- Born: April 26, 1901
- Died: January 1, 1977 (aged 75)
- Education: Harvard University
- Occupations: Actor Writer Director
- Years active: 1930–1945 (film)
- Spouses: Violet Dunn ​ ​(m. 1929; div. 1933)​; Ruth Channing ​ ​(m. 1934; div. 1949)​; Vada Roberts Ward ​(m. 1949)​;

= Hamilton MacFadden =

American actor (1901–1977)

Hamilton MacFadden (April 26, 1901 – January 1, 1977) was an American actor, screenwriter and film director.

== Early years ==
MacFadden's parents were Rev. Robert A. MacFadden and Edith Hamilton MacFadden. His father died in 1909, leaving his mother to support herself and four children. In 1928, she became the first woman to file papers to run for governor of Massachusetts.

== Career ==
MacFadden was a 1925 graduate of Harvard University. Soon after graduating, he became producer of the American Theatre Company, which presented plays for 10 weeks in the Boston area. The project was backed by Michael Strange, a writer who made her professional stage debut in the productions. He also served as director of the Community Arts Association in Santa Barbara, California, and the Theatre Guild School of Acting in New York.

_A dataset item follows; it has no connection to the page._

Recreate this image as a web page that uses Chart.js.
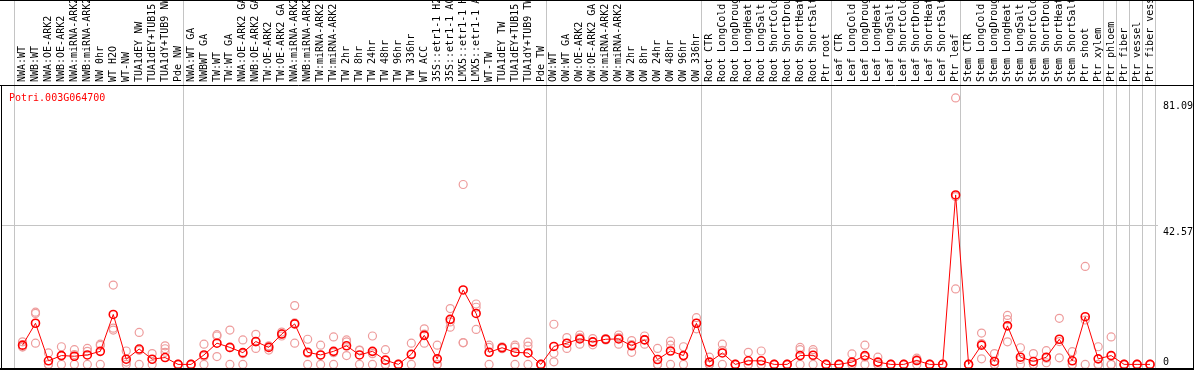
<!DOCTYPE html>
<html>
<head>
<meta charset="utf-8">
<script src="https://cdn.jsdelivr.net/npm/chart.js@4.4.1/dist/chart.umd.min.js"></script>
<style>
  html, body { margin: 0; padding: 0; background: #fff; }
  #wrap { width: 1194px; height: 370px; }
</style>
</head>
<body>
<div id="wrap"><canvas id="expChart" width="1194" height="370"></canvas></div>
<script>
const geneId = 'Potri.003G064700';

const categories = [
  'NWA:WT', 'NWB:WT', 'NWA:OE-ARK2', 'NWB:OE-ARK2', 'NWA:miRNA-ARK2', 'NWB:miRNA-ARK2',
  'NW 0hr', 'WT H2O', 'WT-NW', 'TUA1dEY NW', 'TUA1dEY+TUB15 NW', 'TUA1dY+TUB9 NW', 'Pde NW',
  'NWA:WT GA', 'NWBWT GA', 'TW:WT', 'TW:WT GA', 'NWA:OE-ARK2 GA', 'NWB:OE-ARK2 GA',
  'TW:OE-ARK2', 'TW:OE-ARK2 GA', 'NWA:miRNA-ARK2', 'NWB:miRNA-ARK2', 'TW:miRNA-ARK2',
  'TW:miRNA-ARK2', 'TW 2hr', 'TW 8hr', 'TW 24hr', 'TW 48hr', 'TW 96hr', 'TW 336hr', 'WT ACC',
  '35S::etr1-1 H2O', '35S::etr1-1 ACC', 'LMX5::etr1-1 H2O', 'LMX5::etr1-1 ACC', 'WT-TW',
  'TUA1dEY TW', 'TUA1dEY+TUB15 TW', 'TUA1dY+TUB9 TW', 'Pde TW',
  'OW:WT', 'OW:WT GA', 'OW:OE-ARK2', 'OW:OE-ARK2 GA', 'OW:miRNA-ARK2', 'OW:miRNA-ARK2',
  'OW 2hr', 'OW 8hr', 'OW 24hr', 'OW 48hr', 'OW 96hr', 'OW 336hr',
  'Root CTR', 'Root LongCold', 'Root LongDrought', 'Root LongHeat', 'Root LongSalt',
  'Root ShortCold', 'Root ShortDrought', 'Root ShortHeat', 'Root ShortSalt', 'Ptr root',
  'Leaf CTR', 'Leaf LongCold', 'Leaf LongDrought', 'Leaf LongHeat', 'Leaf LongSalt',
  'Leaf ShortCold', 'Leaf ShortDrought', 'Leaf ShortHeat', 'Leaf ShortSalt', 'Ptr leaf',
  'Stem CTR', 'Stem LongCold', 'Stem LongDrought', 'Stem LongHeat', 'Stem LongSalt',
  'Stem ShortCold', 'Stem ShortDrought', 'Stem ShortHeat', 'Stem ShortSalt', 'Ptr shoot',
  'Ptr xylem', 'Ptr phloem', 'Ptr fiber', 'Ptr vessel', 'Ptr fiber vessel'
];

// mean expression per sample
const meanValues = [
  5.9, 12.6, 1.1, 2.7, 2.5, 2.9, 4.0, 15.3, 1.6, 4.7, 1.6, 2.1, 0,
  0, 2.9, 6.5, 5.2, 3.6, 7.0, 5.2, 9.3, 12.4, 3.7, 2.9, 4.0, 5.7, 2.9, 4.0, 1.3, 0, 3.1,
  8.9, 1.7, 13.8, 22.8, 15.6, 3.7, 5.1, 3.7, 3.5, 0,
  5.5, 6.5, 7.8, 6.9, 7.7, 7.8, 5.7, 7.5, 1.5, 4.1, 2.7, 12.6,
  0.7, 3.5, 0, 1.1, 1.1, 0, 0, 2.7, 2.8, 0,
  0, 0.7, 2.7, 0.7, 0, 0, 1.2, 0, 0, 51.9,
  0, 5.9, 0.9, 11.8, 2.2, 0.9, 2.2, 7.7, 1.1, 14.6, 1.7,
  2.7, 0, 0, 0
];

// individual replicates
const rep1 = [
  6.9, 16.0, 3.5, 5.4, 4.5, 4.9, 6.2, 24.3, 4.1, 9.8, 3.3, 5.7, 0,
  0, 6.2, 8.7, 10.5, 7.5, 9.2, 5.5, 9.9, 18.0, 7.7, 5.9, 8.4, 7.5, 4.4, 8.7, 4.5, 0, 6.5,
  10.9, 5.9, 17.1, 55.1, 18.5, 5.9, 5.4, 5.9, 6.8, 0,
  12.3, 8.2, 9.0, 7.9, 7.9, 9.0, 7.3, 8.7, 4.9, 7.1, 5.4, 14.3,
  2.2, 6.2, 0, 3.7, 4.1, 0, 0, 5.2, 4.5, 0,
  0, 3.2, 5.9, 2.2, 0, 0, 1.9, 0, 0, 81.6,
  0, 9.6, 3.3, 15.0, 5.1, 3.3, 4.2, 14.1, 3.9, 30.0, 5.4,
  8.4, 0, 0, 0
];
const rep2 = [
  5.5, 15.6, 0, 0, 0, 4.0, 5.8, 10.5, 0.7, 4.3, 1.5, 4.8, 0,
  0, 0, 9.1, 0, 0, 4.9, 4.4, 9.3, 6.5, 0, 0, 0, 6.9, 4.3, 0, 0, 0, 0,
  6.5, 0, 11.4, 6.7, 17.5, 5.2, 4.8, 5.3, 5.6, 0,
  3.4, 4.9, 6.2, 6.0, 7.5, 6.2, 3.7, 6.2, 0, 5.9, 0, 10.9,
  0, 0, 0, 0, 0, 0, 0, 4.5, 3.8, 0,
  0, 0, 0, 0, 0, 0, 1.5, 0, 0, 51.4,
  0, 1.7, 0, 13.7, 0, 0, 1.9, 2.0, 0, 13.6, 0,
  0, 0, 0, 0
];
const rep3 = [
  5.3, 6.5, 0, 2.7, 3.0, 0, 0, 11.1, 0, 0, 0, 3.7, 0,
  0, 2.5, 2.4, 5.1, 3.3, 6.9, 5.7, 8.7, 12.7, 3.4, 2.8, 3.6, 2.7, 0, 3.3, 0, 0, 2.9,
  9.3, 0, 13.0, 6.6, 10.7, 0, 5.1, 0, 0, 0,
  0.8, 6.4, 8.2, 6.8, 7.7, 8.2, 6.1, 7.6, 0, 0, 2.7, 12.6,
  0, 4.3, 0, 0, 0, 0, 0, 0, 0, 0,
  0, 0, 2.3, 0, 0, 0, 0, 0, 0, 23.1,
  0, 6.4, 0, 6.9, 1.5, 0, 0.5, 7.0, 0, 0, 0,
  0, 0, 0, 0
];

// group separators sit before these sample indexes
const separatorsBefore = [0, 13, 41, 53, 63, 73, 84, 85, 86, 87, 88];
const yTickValues = [81.09, 42.57, 0];

const toPoints = arr => arr.map((v, i) => ({ x: i, y: v }));

const MONO = '10px "DejaVu Sans Mono", "Liberation Mono", monospace';
const W = 1194, H = 370, HEADER = 86;

const framePlugin = {
  id: 'frame',
  beforeDatasetsDraw(chart) {
    const { ctx, scales: { x, y } } = chart;
    ctx.save();
    ctx.fillStyle = '#fff';
    ctx.fillRect(0, 0, W, H);

    // group separators
    ctx.strokeStyle = '#c4c4c4';
    ctx.lineWidth = 1;
    separatorsBefore.forEach(k => {
      const px = Math.round(x.getPixelForValue(k - 0.64)) + 0.5;
      ctx.beginPath();
      ctx.moveTo(px, 0);
      ctx.lineTo(px, H);
      ctx.stroke();
    });

    // mid gridline
    const gy = Math.round(y.getPixelForValue(yTickValues[1])) + 0.5;
    ctx.beginPath();
    ctx.moveTo(2, gy);
    ctx.lineTo(1158, gy);
    ctx.stroke();

    // sample labels, rotated
    ctx.fillStyle = '#000';
    ctx.font = MONO;
    ctx.textAlign = 'left';
    ctx.textBaseline = 'middle';
    ctx.beginPath();
    ctx.rect(0, 0, W, HEADER - 1);
    ctx.clip();
    categories.forEach((name, i) => {
      ctx.save();
      ctx.translate(x.getPixelForValue(i), 82);
      ctx.rotate(-Math.PI / 2);
      ctx.fillText(name, 0, 0);
      ctx.restore();
    });
    ctx.restore();
  },
  afterDraw(chart) {
    const { ctx, scales: { y } } = chart;
    ctx.save();
    ctx.strokeStyle = '#000';
    ctx.lineWidth = 1;
    ctx.beginPath();
    ctx.moveTo(0, 0.5); ctx.lineTo(W, 0.5);
    ctx.moveTo(0, HEADER - 0.5); ctx.lineTo(W, HEADER - 0.5);
    ctx.moveTo(W - 0.5, 0); ctx.lineTo(W - 0.5, H);
    ctx.moveTo(1.5, HEADER); ctx.lineTo(1.5, H);
    ctx.stroke();
    ctx.lineWidth = 2;
    ctx.beginPath();
    ctx.moveTo(0, 369); ctx.lineTo(W, 369);
    ctx.stroke();

    ctx.font = MONO;
    ctx.textAlign = 'left';
    ctx.textBaseline = 'alphabetic';
    ctx.fillStyle = '#ff0000';
    ctx.fillText(geneId, 9, 100.5);

    ctx.fillStyle = '#000';
    yTickValues.forEach(v => {
      const base = Math.min(y.getPixelForValue(v) + 9.5, 365);
      ctx.fillText(String(v), 1163, base);
    });
    ctx.restore();
  }
};

const repStyle = {
  type: 'scatter',
  pointRadius: 4,
  pointBorderWidth: 1.2,
  pointBorderColor: '#ee9c9c',
  pointBackgroundColor: 'rgba(0,0,0,0)',
  showLine: false,
  order: 2,
  clip: false
};

new Chart(document.getElementById('expChart'), {
  type: 'line',
  data: {
    datasets: [
      {
        label: 'mean',
        data: toPoints(meanValues),
        borderColor: '#ff0000',
        borderWidth: 1,
        pointRadius: 4,
        pointBorderWidth: 1.6,
        pointBorderColor: '#ff0000',
        pointBackgroundColor: 'rgba(0,0,0,0)',
        tension: 0,
        order: 1,
        clip: false
      },
      Object.assign({ label: 'rep1', data: toPoints(rep1) }, repStyle),
      Object.assign({ label: 'rep2', data: toPoints(rep2) }, repStyle),
      Object.assign({ label: 'rep3', data: toPoints(rep3) }, repStyle)
    ]
  },
  options: {
    responsive: false,
    devicePixelRatio: 1,
    animation: false,
    layout: { padding: { left: 2, right: 36, top: HEADER, bottom: 1 } },
    plugins: { legend: { display: false }, tooltip: { enabled: false } },
    scales: {
      x: { type: 'linear', display: false, min: (2 - 19) / 13, max: (1158 - 19) / 13 },
      y: { display: false, min: 0, max: 85.26 }
    }
  },
  plugins: [framePlugin]
});
</script>
</body>
</html>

Plays that MacFadden produced on Broadway included Gods of the Lightning and La Gringa. After starting out on Broadway in the 1920s, he moved into filmmaking in Hollywood. During the early 1930s he was a contract director at Fox. McFadden made a number of films for them including several early entries in the Charlie Chan series such as Charlie Chan Carries On (1931). He was released from his Fox contract following the 1934 merger with Twentieth Century Pictures. Thereafter he mixed occasional directing jobs with a number of small supporting appearances in films.

Later in his career, MacFadden was associate chief of the United States Department of State's international motion picture division.

==Personal life==
MacFadden married actress Violet Dunn on March 30, 1929, in New York City. She obtained a divorce from him on September 20, 1933. On September 29, 1934, he married actress Ruth Channing in Santa Barbara, California; they were divorced in 1949. He married actress Vada Roberts Ward on October 29, 1949, in Fairfield, Connecticut.

==Selected filmography==

===Director===
- Harmony at Home (1930)
- Crazy That Way (1930)
- Oh, For a Man! (1930)
- Are You There? (1930)
- Charlie Chan Carries On (1931)
- The Black Camel (1931)
- Riders of the Purple Sage (1931)
- Charlie Chan's Greatest Case (1933)
- As Husbands Go (1934)
- Stand Up and Cheer! (1934)
- Sea Racketeers (1937)
- The Legion of Missing Men (1937)
- Escape by Night (1937)
- It Can't Last Forever (1937)
- Three Legionnaires (1937)
- Inside the Law (1942)

===Actor===

- The Black Camel (1931) - Val Martino (uncredited)
- Keep Smiling (1938) - Director (uncredited)
- Time Out for Murder (1938) - One of the Reporters (uncredited)
- Touchdown, Army (1938) - Coach Shelby (uncredited)
- Five of a Kind (1938) - Andrew Gordon
- Tarnished Angel (1938) - Reverend Summers
- Sharpshooters (1938) - Bowman
- While New York Sleeps (1938) - Pete - Reporter (uncredited)
- Pardon Our Nerve (1939) - Announcer (uncredited)
- Unmarried (1939) - Assistant Coach (uncredited)
- Charlie Chan in Reno (1939) - Night Clerk
- The Jones Family in Hollywood (1939) - Townsend - Director
- Chicken Wagon Family (1939) - Auctioneer
- Shooting High (1940) - J. Wallace Rutledge
- The Lady in Question (1940) - Guard (uncredited)
- Pier 13 (1940) - Reporter (uncredited)
- Yesterday's Heroes (1940) - Reporter (uncredited)
- Michael Shayne, Private Detective (1940) - Reporter (uncredited)
- The Reluctant Dragon (1941) - Himself
- Ride, Kelly, Ride (1941) - Race Track Steward
- Sleepers West (1941) - Conductor Meyers
- Dressed to Kill (1941) - Reporter
- Charlie Chan in Rio (1941) - Bill Kellogg
- Young America (1942) - Jim Benson
- Wilson (1944) - Minor Role (uncredited) (final film role)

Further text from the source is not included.